As for treatment, I have heard many parents rave about what occupational therapists have done for their child after he or she was diagnosed with SPD. Still, before sinking money into it, I would ask to see studies on its usefulness that were done by researchers not in any way associated with its treatment. These studies should have had a control group in which children received equal amounts of individual attention by a caring adult, but one who was not familiar with SPD and not using any special methods. There may well be such well-controlled research, but I have not reviewed the scientific literature on it so I cannot say.
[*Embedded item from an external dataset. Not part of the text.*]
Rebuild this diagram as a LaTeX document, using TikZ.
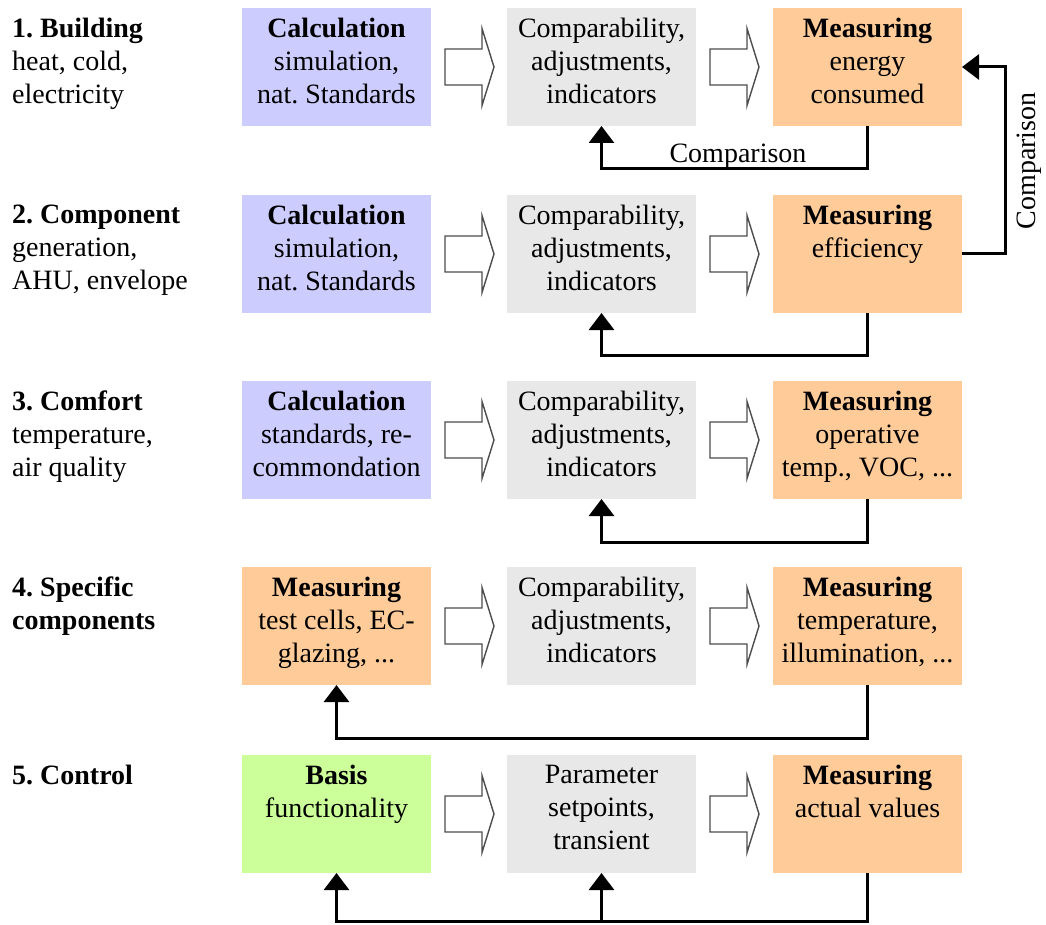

There is a well funded SPD foundation, and part of its purpose is to educate the public and professionals about SPD. Part of that effort is to advocate with the American Psychiatric Association to make SPD a disorder in the next, fifth, Diagnostic and Statistical Manual, the official manual used for all medical diagnoses involving in any way mental health. This will mean medical insurance will cover its treatment, allowing a great expansion of this occupational therapy specialty and many more children to be treated. Those lobbying for this are almost certainly doing so in all good faith and in the best interest of children. But while it may be best for some children, we who deal with HSCs may find they are being given a DSM diagnosis simply because the diagnosis exists and includes some behaviors HSPs exhibit. It may be forgotten at times that these are normal and highly functional for those having this particular temperament variation. So it will be one more thing for parents of HSCs to deal with. Indeed, since the diagnosis has been expanded to adults, all of us may hear more about it.